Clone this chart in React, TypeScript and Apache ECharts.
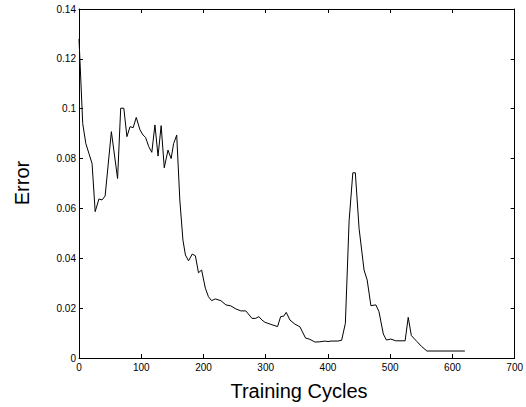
import React, { useEffect, useRef } from "react";
import * as echarts from "echarts";

const cycles = [0, 6, 11, 16, 21, 26, 32, 37, 42, 52, 62, 67, 72, 77, 82, 87, 92, 98, 103, 107, 112, 117, 122, 127, 132, 137, 143, 148, 152, 157, 162, 167, 171, 176, 182, 187, 192, 197, 203, 208, 213, 219, 228, 236, 244, 252, 260, 268, 278, 284, 289, 294, 299, 307, 319, 324, 329, 333, 339, 347, 355, 364, 371, 379, 387, 395, 400, 405, 416, 422, 428, 434, 440, 444, 450, 458, 463, 469, 477, 482, 489, 494, 501, 509, 524, 529, 534, 543, 551, 559, 620];
const errors = [0.128, 0.094, 0.086, 0.082, 0.078, 0.0587, 0.0638, 0.0634, 0.065, 0.0908, 0.072, 0.1002, 0.1002, 0.0888, 0.0928, 0.0924, 0.0965, 0.0915, 0.0894, 0.0885, 0.0848, 0.0825, 0.0935, 0.081, 0.0932, 0.0763, 0.0834, 0.08, 0.086, 0.0894, 0.0634, 0.0473, 0.0413, 0.039, 0.0417, 0.041, 0.0342, 0.0353, 0.028, 0.0246, 0.023, 0.0237, 0.023, 0.0213, 0.0209, 0.0197, 0.0189, 0.0189, 0.0159, 0.0159, 0.0166, 0.0152, 0.0143, 0.0136, 0.0126, 0.0166, 0.0168, 0.0183, 0.0152, 0.0136, 0.0125, 0.008, 0.0075, 0.0064, 0.0065, 0.0068, 0.0066, 0.0068, 0.0068, 0.0071, 0.0139, 0.055, 0.0743, 0.0743, 0.052, 0.0353, 0.0313, 0.021, 0.0213, 0.0186, 0.0096, 0.0072, 0.0076, 0.0069, 0.0069, 0.0163, 0.009, 0.0066, 0.0045, 0.0028, 0.0028];

const xLabel = "Training Cycles";
const yLabel = "Error";

export default function App() {
  const ref = useRef<HTMLDivElement>(null);
  useEffect(() => {
    if (!ref.current) return;
    const chart = echarts.init(ref.current, null, { renderer: "svg" });
    const font = "Liberation Sans, Arial, Helvetica, sans-serif";
    const axisLine = { show: true, onZero: false, lineStyle: { color: "#000", width: 1 } };
    const tick = { show: true, inside: true, length: 4, lineStyle: { color: "#000" } };
    const label = { color: "#000", fontSize: 10, fontFamily: font };
    chart.setOption({
      animation: false,
      backgroundColor: "#fff",
      grid: { left: 79, right: 7, top: 9, bottom: 49, containLabel: false },
      xAxis: [
        {
          type: "value", min: 0, max: 700, interval: 100, position: "bottom",
          axisLine, axisTick: tick, splitLine: { show: false },
          axisLabel: { ...label, margin: 4 },
        },
        {
          type: "value", min: 0, max: 700, interval: 100, position: "top",
          axisLine, axisTick: tick, splitLine: { show: false },
          axisLabel: { show: false },
        },
      ],
      yAxis: [
        {
          type: "value", min: 0, max: 0.14, interval: 0.02, position: "left",
          axisLine, axisTick: tick, splitLine: { show: false },
          axisLabel: { ...label, margin: 3 },
        },
        {
          type: "value", min: 0, max: 0.14, interval: 0.02, position: "right",
          axisLine, axisTick: tick, splitLine: { show: false },
          axisLabel: { show: false },
        },
      ],
      graphic: [
        {
          type: "text", x: 299, y: 391,
          style: { text: xLabel, fill: "#000", fontSize: 20, fontFamily: font, align: "center", verticalAlign: "middle" },
        },
        {
          type: "text", x: 22, y: 183, rotation: Math.PI / 2,
          style: { text: yLabel, fill: "#000", fontSize: 20, fontFamily: font, align: "center", verticalAlign: "middle" },
        },
      ],
      series: [
        {
          type: "line",
          data: cycles.map((c, i) => [c, errors[i]]),
          showSymbol: false,
          symbol: "none",
          lineStyle: { color: "#000", width: 1 },
        },
      ],
    });
    return () => chart.dispose();
  }, []);
  return <div ref={ref} style={{ width: 526, height: 407, position: "absolute", left: 0, top: 0 }} />;
}
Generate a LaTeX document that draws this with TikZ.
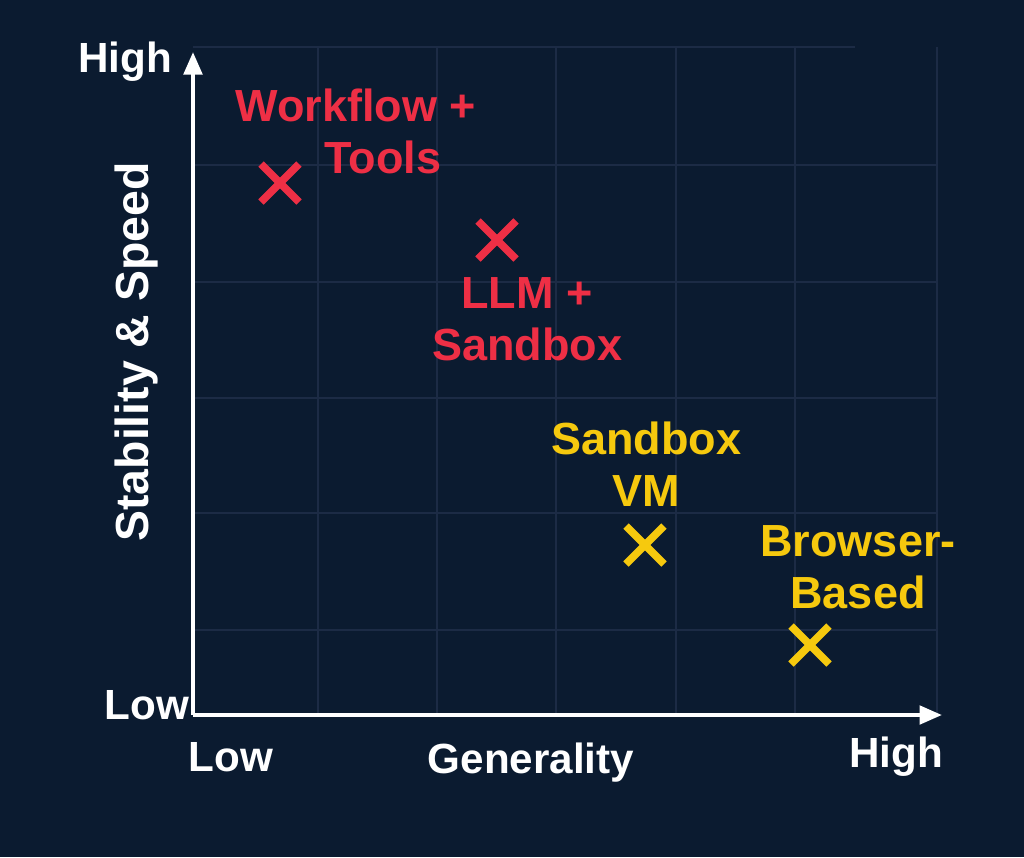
\documentclass[tikz,border=0pt]{standalone}
\usepackage{fontspec}
\setmainfont{Liberation Sans}
\usetikzlibrary{arrows.meta, calc}
\definecolor{bgnavy}{HTML}{0B1B30}
\definecolor{gridnavy}{HTML}{1C2B45}
\definecolor{hotred}{HTML}{EE2F45}
\definecolor{gold}{HTML}{F6C90E}
\begin{document}
\begin{tikzpicture}[x=0.025cm, y=-0.025cm,
        axislabel/.style={text=white, font=\fontsize{30}{33}\selectfont\bfseries},
        ptlabel/.style={align=center, font=\fontsize{32}{37}\selectfont\bfseries},
        cross/.style={line width=5.5pt},
      ]
      \fill[bgnavy] (0,0) rectangle (1024,857);
      \useasboundingbox (0,0) rectangle (1024,857);
      % grid
      \foreach \gx in {318,437,556,676,795,937}
        \draw[gridnavy, line width=1.2pt] (\gx,47) -- (\gx,715);
      \foreach \gy in {165,282,398,513,630}
        \draw[gridnavy, line width=1.2pt] (193,\gy) -- (937,\gy);
      \draw[gridnavy, line width=1.2pt] (193,47) -- (855,47);
      % axes
      \coordinate (origin) at (193,715);
      \coordinate (ytop) at (193,52);
      \coordinate (xend) at (942,715);
      \draw[white, line width=3pt, -{Triangle[length=16pt,width=13pt]}] (origin) -- (ytop);
      \draw[white, line width=3pt, -{Triangle[length=16pt,width=13pt]}] (origin) -- (xend);
      \node[axislabel] (yhigh) at (125,62) {High};
      \node[axislabel] (ylow) at (147,705) {Low};
      \node[axislabel] (xlow) at (231,757) {Low};
      \node[axislabel] (xhigh) at (896,757) {High};
      \node[axislabel] (xname) at (531,763) {Generality};
      \node[axislabel, rotate=90, font=\fontsize{33}{36}\selectfont\bfseries] (yname) at (137,352) {Stability \& Speed};
      % points
      \foreach \px/\py/\col/\nm in {280/183/hotred/workflow, 497/240/hotred/llm,
          645/545/gold/vm, 810/645/gold/browser} {
        \coordinate (\nm) at (\px,\py);
        \draw[cross, \col] ($(\nm)+(-19,-19)$) -- ($(\nm)+(19,19)$);
        \draw[cross, \col] ($(\nm)+(-19,19)$) -- ($(\nm)+(19,-19)$);
      }
      \node[ptlabel, text=hotred] (workflowlbl) at (356,131) {Workflow +\\\hspace*{1.2em}Tools};
      \node[ptlabel, text=hotred] (llmlbl) at (527,319) {LLM +\\Sandbox};
      \node[ptlabel, text=gold] (vmlbl) at (646,464) {Sandbox\\VM};
      \node[ptlabel, text=gold] (browserlbl) at (858,567) {Browser-\\Based};
    \end{tikzpicture}
\end{document}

______________________________

GIVEN REQUEST —
Retype all entries exactly as they appear, dropping the images.

ANSWER TO THE EXERCISE —
Clone this chart in React, TypeScript and Apache ECharts.
import React, { useEffect, useRef } from "react";
import * as echarts from "echarts";

const cycles = [0, 6, 11, 16, 21, 26, 32, 37, 42, 52, 62, 67, 72, 77, 82, 87, 92, 98, 103, 107, 112, 117, 122, 127, 132, 137, 143, 148, 152, 157, 162, 167, 171, 176, 182, 187, 192, 197, 203, 208, 213, 219, 228, 236, 244, 252, 260, 268, 278, 284, 289, 294, 299, 307, 319, 324, 329, 333, 339, 347, 355, 364, 371, 379, 387, 395, 400, 405, 416, 422, 428, 434, 440, 444, 450, 458, 463, 469, 477, 482, 489, 494, 501, 509, 524, 529, 534, 543, 551, 559, 620];
const errors = [0.128, 0.094, 0.086, 0.082, 0.078, 0.0587, 0.0638, 0.0634, 0.065, 0.0908, 0.072, 0.1002, 0.1002, 0.0888, 0.0928, 0.0924, 0.0965, 0.0915, 0.0894, 0.0885, 0.0848, 0.0825, 0.0935, 0.081, 0.0932, 0.0763, 0.0834, 0.08, 0.086, 0.0894, 0.0634, 0.0473, 0.0413, 0.039, 0.0417, 0.041, 0.0342, 0.0353, 0.028, 0.0246, 0.023, 0.0237, 0.023, 0.0213, 0.0209, 0.0197, 0.0189, 0.0189, 0.0159, 0.0159, 0.0166, 0.0152, 0.0143, 0.0136, 0.0126, 0.0166, 0.0168, 0.0183, 0.0152, 0.0136, 0.0125, 0.008, 0.0075, 0.0064, 0.0065, 0.0068, 0.0066, 0.0068, 0.0068, 0.0071, 0.0139, 0.055, 0.0743, 0.0743, 0.052, 0.0353, 0.0313, 0.021, 0.0213, 0.0186, 0.0096, 0.0072, 0.0076, 0.0069, 0.0069, 0.0163, 0.009, 0.0066, 0.0045, 0.0028, 0.0028];

const xLabel = "Training Cycles";
const yLabel = "Error";

export default function App() {
  const ref = useRef<HTMLDivElement>(null);
  useEffect(() => {
    if (!ref.current) return;
    const chart = echarts.init(ref.current, null, { renderer: "svg" });
    const font = "Liberation Sans, Arial, Helvetica, sans-serif";
    const axisLine = { show: true, onZero: false, lineStyle: { color: "#000", width: 1 } };
    const tick = { show: true, inside: true, length: 4, lineStyle: { color: "#000" } };
    const label = { color: "#000", fontSize: 10, fontFamily: font };
    chart.setOption({
      animation: false,
      backgroundColor: "#fff",
      grid: { left: 79, right: 7, top: 9, bottom: 49, containLabel: false },
      xAxis: [
        {
          type: "value", min: 0, max: 700, interval: 100, position: "bottom",
          axisLine, axisTick: tick, splitLine: { show: false },
          axisLabel: { ...label, margin: 4 },
        },
        {
          type: "value", min: 0, max: 700, interval: 100, position: "top",
          axisLine, axisTick: tick, splitLine: { show: false },
          axisLabel: { show: false },
        },
      ],
      yAxis: [
        {
          type: "value", min: 0, max: 0.14, interval: 0.02, position: "left",
          axisLine, axisTick: tick, splitLine: { show: false },
          axisLabel: { ...label, margin: 3 },
        },
        {
          type: "value", min: 0, max: 0.14, interval: 0.02, position: "right",
          axisLine, axisTick: tick, splitLine: { show: false },
          axisLabel: { show: false },
        },
      ],
      graphic: [
        {
          type: "text", x: 299, y: 391,
          style: { text: xLabel, fill: "#000", fontSize: 20, fontFamily: font, align: "center", verticalAlign: "middle" },
        },
        {
          type: "text", x: 22, y: 183, rotation: Math.PI / 2,
          style: { text: yLabel, fill: "#000", fontSize: 20, fontFamily: font, align: "center", verticalAlign: "middle" },
        },
      ],
      series: [
        {
          type: "line",
          data: cycles.map((c, i) => [c, errors[i]]),
          showSymbol: false,
          symbol: "none",
          lineStyle: { color: "#000", width: 1 },
        },
      ],
    });
    return () => chart.dispose();
  }, []);
  return <div ref={ref} style={{ width: 526, height: 407, position: "absolute", left: 0, top: 0 }} />;
}
Generate a LaTeX document that draws this with TikZ.
\documentclass[tikz,border=0pt]{standalone}
\usepackage{fontspec}
\setmainfont{Liberation Sans}
\usetikzlibrary{arrows.meta, calc}
\definecolor{bgnavy}{HTML}{0B1B30}
\definecolor{gridnavy}{HTML}{1C2B45}
\definecolor{hotred}{HTML}{EE2F45}
\definecolor{gold}{HTML}{F6C90E}
\begin{document}
\begin{tikzpicture}[x=0.025cm, y=-0.025cm,
        axislabel/.style={text=white, font=\fontsize{30}{33}\selectfont\bfseries},
        ptlabel/.style={align=center, font=\fontsize{32}{37}\selectfont\bfseries},
        cross/.style={line width=5.5pt},
      ]
      \fill[bgnavy] (0,0) rectangle (1024,857);
      \useasboundingbox (0,0) rectangle (1024,857);
      % grid
      \foreach \gx in {318,437,556,676,795,937}
        \draw[gridnavy, line width=1.2pt] (\gx,47) -- (\gx,715);
      \foreach \gy in {165,282,398,513,630}
        \draw[gridnavy, line width=1.2pt] (193,\gy) -- (937,\gy);
      \draw[gridnavy, line width=1.2pt] (193,47) -- (855,47);
      % axes
      \coordinate (origin) at (193,715);
      \coordinate (ytop) at (193,52);
      \coordinate (xend) at (942,715);
      \draw[white, line width=3pt, -{Triangle[length=16pt,width=13pt]}] (origin) -- (ytop);
      \draw[white, line width=3pt, -{Triangle[length=16pt,width=13pt]}] (origin) -- (xend);
      \node[axislabel] (yhigh) at (125,62) {High};
      \node[axislabel] (ylow) at (147,705) {Low};
      \node[axislabel] (xlow) at (231,757) {Low};
      \node[axislabel] (xhigh) at (896,757) {High};
      \node[axislabel] (xname) at (531,763) {Generality};
      \node[axislabel, rotate=90, font=\fontsize{33}{36}\selectfont\bfseries] (yname) at (137,352) {Stability \& Speed};
      % points
      \foreach \px/\py/\col/\nm in {280/183/hotred/workflow, 497/240/hotred/llm,
          645/545/gold/vm, 810/645/gold/browser} {
        \coordinate (\nm) at (\px,\py);
        \draw[cross, \col] ($(\nm)+(-19,-19)$) -- ($(\nm)+(19,19)$);
        \draw[cross, \col] ($(\nm)+(-19,19)$) -- ($(\nm)+(19,-19)$);
      }
      \node[ptlabel, text=hotred] (workflowlbl) at (356,131) {Workflow +\\\hspace*{1.2em}Tools};
      \node[ptlabel, text=hotred] (llmlbl) at (527,319) {LLM +\\Sandbox};
      \node[ptlabel, text=gold] (vmlbl) at (646,464) {Sandbox\\VM};
      \node[ptlabel, text=gold] (browserlbl) at (858,567) {Browser-\\Based};
    \end{tikzpicture}
\end{document}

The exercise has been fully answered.